- [What to work on]:
Quote precisely the run of lines opening with the line containing "Rebuild this chart" and closing with the line containing "fig = plt.figure(figsize=(W", and nothing else.

- [Materials provided]:
....
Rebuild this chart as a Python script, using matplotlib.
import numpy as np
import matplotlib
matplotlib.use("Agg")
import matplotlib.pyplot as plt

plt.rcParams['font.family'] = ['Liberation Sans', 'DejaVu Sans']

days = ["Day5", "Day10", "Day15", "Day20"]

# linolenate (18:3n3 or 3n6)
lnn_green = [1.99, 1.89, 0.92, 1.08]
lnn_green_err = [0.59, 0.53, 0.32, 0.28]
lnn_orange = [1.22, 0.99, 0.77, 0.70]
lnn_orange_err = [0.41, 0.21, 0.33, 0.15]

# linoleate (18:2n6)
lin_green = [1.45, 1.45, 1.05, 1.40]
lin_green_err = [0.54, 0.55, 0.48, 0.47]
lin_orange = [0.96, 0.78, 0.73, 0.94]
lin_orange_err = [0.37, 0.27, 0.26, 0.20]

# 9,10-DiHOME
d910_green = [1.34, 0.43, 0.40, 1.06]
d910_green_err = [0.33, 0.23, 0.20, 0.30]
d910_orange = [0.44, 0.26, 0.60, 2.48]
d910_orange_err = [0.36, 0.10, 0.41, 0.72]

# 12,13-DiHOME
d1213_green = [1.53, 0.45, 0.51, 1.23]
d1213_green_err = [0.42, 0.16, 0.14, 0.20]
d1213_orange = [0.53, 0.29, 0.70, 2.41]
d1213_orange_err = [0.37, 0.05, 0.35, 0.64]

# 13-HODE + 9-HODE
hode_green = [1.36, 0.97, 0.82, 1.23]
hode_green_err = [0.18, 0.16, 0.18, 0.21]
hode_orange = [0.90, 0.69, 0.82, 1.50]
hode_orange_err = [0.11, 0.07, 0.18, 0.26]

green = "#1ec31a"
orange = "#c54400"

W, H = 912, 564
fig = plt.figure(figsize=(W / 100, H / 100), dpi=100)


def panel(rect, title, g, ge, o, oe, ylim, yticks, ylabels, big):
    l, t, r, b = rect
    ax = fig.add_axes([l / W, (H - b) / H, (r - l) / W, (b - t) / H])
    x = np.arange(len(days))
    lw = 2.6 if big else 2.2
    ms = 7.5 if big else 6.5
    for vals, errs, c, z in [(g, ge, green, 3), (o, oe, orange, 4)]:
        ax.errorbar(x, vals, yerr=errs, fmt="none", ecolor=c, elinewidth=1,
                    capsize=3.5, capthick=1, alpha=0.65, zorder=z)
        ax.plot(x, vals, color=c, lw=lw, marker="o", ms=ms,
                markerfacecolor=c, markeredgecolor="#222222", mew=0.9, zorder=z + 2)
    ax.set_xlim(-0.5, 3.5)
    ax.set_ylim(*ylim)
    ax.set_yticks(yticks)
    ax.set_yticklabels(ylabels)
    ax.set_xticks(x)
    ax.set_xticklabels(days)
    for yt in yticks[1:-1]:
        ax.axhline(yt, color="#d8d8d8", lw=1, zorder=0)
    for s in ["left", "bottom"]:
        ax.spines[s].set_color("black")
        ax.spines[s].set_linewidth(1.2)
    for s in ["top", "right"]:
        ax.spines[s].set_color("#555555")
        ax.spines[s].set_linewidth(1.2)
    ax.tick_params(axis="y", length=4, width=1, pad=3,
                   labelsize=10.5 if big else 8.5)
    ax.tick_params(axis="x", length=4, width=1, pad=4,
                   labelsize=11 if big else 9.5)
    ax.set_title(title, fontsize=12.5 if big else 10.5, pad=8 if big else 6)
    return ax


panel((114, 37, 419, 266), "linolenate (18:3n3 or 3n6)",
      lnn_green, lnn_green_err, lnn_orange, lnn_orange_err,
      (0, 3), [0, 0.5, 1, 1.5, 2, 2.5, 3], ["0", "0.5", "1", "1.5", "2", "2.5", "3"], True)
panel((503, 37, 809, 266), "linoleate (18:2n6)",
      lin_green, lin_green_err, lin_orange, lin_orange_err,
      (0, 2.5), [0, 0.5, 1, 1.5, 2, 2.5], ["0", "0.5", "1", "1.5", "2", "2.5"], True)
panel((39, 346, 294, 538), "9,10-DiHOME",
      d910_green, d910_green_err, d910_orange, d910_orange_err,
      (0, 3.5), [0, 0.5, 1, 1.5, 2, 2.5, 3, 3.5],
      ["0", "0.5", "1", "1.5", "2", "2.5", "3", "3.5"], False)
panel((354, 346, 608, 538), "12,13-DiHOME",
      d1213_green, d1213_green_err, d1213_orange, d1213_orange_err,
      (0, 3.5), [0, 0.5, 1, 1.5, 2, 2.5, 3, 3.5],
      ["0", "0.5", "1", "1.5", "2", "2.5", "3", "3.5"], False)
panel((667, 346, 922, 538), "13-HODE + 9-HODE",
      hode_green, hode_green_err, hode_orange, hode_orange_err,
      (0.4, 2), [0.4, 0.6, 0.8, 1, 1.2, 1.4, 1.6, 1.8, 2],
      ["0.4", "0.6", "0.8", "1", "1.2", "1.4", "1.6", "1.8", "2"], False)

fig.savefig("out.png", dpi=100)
....
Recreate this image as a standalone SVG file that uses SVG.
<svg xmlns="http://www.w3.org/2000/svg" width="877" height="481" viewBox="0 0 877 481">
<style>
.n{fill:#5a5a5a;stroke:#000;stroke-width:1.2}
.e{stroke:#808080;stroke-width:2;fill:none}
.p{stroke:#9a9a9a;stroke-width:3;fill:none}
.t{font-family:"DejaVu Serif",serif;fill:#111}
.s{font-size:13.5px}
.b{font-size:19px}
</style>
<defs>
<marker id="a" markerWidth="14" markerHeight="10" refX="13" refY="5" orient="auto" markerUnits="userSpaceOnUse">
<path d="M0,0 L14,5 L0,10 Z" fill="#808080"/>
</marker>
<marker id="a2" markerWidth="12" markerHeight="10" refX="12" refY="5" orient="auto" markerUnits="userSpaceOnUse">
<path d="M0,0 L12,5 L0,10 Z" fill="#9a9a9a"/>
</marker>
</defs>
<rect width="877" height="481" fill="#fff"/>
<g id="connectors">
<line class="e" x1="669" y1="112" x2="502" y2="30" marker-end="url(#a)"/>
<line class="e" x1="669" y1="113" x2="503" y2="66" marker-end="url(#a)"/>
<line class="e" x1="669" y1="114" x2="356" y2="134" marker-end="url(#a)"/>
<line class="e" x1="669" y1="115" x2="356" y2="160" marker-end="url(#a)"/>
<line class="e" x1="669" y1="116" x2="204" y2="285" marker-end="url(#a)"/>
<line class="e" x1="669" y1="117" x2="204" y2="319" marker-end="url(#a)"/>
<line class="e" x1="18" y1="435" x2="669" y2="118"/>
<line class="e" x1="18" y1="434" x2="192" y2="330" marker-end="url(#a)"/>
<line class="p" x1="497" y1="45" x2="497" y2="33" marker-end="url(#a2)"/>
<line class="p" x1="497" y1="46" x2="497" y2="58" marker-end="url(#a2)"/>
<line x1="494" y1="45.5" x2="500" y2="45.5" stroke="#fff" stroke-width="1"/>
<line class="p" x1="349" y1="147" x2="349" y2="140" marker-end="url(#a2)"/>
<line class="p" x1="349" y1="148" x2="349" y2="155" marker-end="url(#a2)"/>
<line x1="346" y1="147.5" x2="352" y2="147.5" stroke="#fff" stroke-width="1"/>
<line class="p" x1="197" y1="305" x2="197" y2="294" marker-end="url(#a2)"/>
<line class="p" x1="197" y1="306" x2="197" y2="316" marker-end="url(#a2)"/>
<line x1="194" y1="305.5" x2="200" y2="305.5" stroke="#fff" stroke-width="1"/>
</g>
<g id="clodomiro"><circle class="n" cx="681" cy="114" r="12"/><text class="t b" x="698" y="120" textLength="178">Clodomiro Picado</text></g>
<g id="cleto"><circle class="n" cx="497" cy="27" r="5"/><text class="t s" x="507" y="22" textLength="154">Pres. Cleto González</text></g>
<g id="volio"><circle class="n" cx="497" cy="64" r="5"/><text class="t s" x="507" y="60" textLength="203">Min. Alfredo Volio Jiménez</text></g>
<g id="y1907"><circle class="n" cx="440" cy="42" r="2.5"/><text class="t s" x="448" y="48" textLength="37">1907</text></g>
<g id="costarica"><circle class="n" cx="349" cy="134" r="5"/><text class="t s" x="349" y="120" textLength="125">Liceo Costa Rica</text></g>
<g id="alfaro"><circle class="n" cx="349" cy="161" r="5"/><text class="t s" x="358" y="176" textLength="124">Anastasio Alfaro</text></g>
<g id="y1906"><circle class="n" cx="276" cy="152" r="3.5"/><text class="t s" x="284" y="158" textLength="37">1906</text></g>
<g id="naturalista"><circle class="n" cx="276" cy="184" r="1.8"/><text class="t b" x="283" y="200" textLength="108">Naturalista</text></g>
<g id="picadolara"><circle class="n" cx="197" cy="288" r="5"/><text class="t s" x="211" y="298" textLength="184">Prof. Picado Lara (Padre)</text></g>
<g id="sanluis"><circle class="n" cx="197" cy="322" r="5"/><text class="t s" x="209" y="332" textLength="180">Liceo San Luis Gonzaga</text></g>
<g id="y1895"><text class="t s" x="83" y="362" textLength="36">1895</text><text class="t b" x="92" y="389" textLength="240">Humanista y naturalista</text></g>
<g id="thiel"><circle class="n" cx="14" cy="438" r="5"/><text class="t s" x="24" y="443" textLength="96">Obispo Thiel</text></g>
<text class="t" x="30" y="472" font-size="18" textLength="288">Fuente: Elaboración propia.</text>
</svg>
....
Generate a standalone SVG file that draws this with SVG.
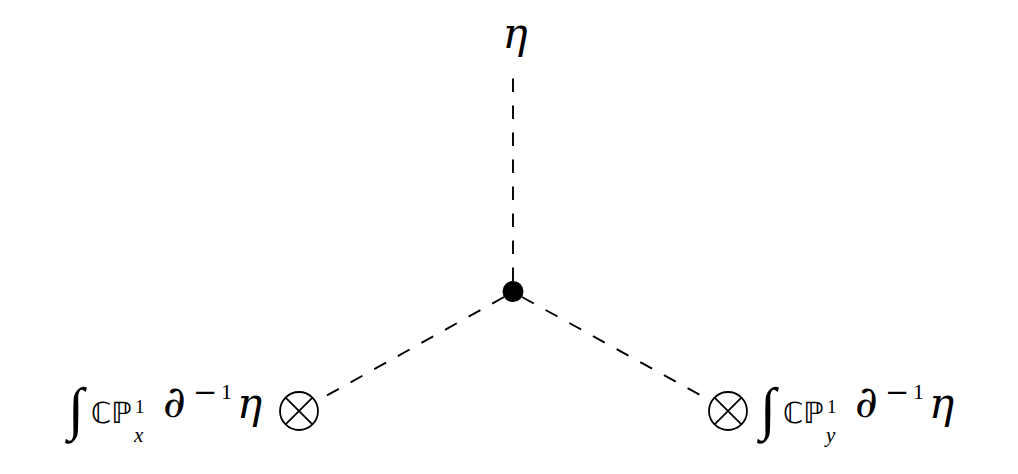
....
- [Full answer]:
Rebuild this chart as a Python script, using matplotlib.
import numpy as np
import matplotlib
matplotlib.use("Agg")
import matplotlib.pyplot as plt

plt.rcParams['font.family'] = ['Liberation Sans', 'DejaVu Sans']

days = ["Day5", "Day10", "Day15", "Day20"]

# linolenate (18:3n3 or 3n6)
lnn_green = [1.99, 1.89, 0.92, 1.08]
lnn_green_err = [0.59, 0.53, 0.32, 0.28]
lnn_orange = [1.22, 0.99, 0.77, 0.70]
lnn_orange_err = [0.41, 0.21, 0.33, 0.15]

# linoleate (18:2n6)
lin_green = [1.45, 1.45, 1.05, 1.40]
lin_green_err = [0.54, 0.55, 0.48, 0.47]
lin_orange = [0.96, 0.78, 0.73, 0.94]
lin_orange_err = [0.37, 0.27, 0.26, 0.20]

# 9,10-DiHOME
d910_green = [1.34, 0.43, 0.40, 1.06]
d910_green_err = [0.33, 0.23, 0.20, 0.30]
d910_orange = [0.44, 0.26, 0.60, 2.48]
d910_orange_err = [0.36, 0.10, 0.41, 0.72]

# 12,13-DiHOME
d1213_green = [1.53, 0.45, 0.51, 1.23]
d1213_green_err = [0.42, 0.16, 0.14, 0.20]
d1213_orange = [0.53, 0.29, 0.70, 2.41]
d1213_orange_err = [0.37, 0.05, 0.35, 0.64]

# 13-HODE + 9-HODE
hode_green = [1.36, 0.97, 0.82, 1.23]
hode_green_err = [0.18, 0.16, 0.18, 0.21]
hode_orange = [0.90, 0.69, 0.82, 1.50]
hode_orange_err = [0.11, 0.07, 0.18, 0.26]

green = "#1ec31a"
orange = "#c54400"

W, H = 912, 564
fig = plt.figure(figsize=(W / 100, H / 100), dpi=100)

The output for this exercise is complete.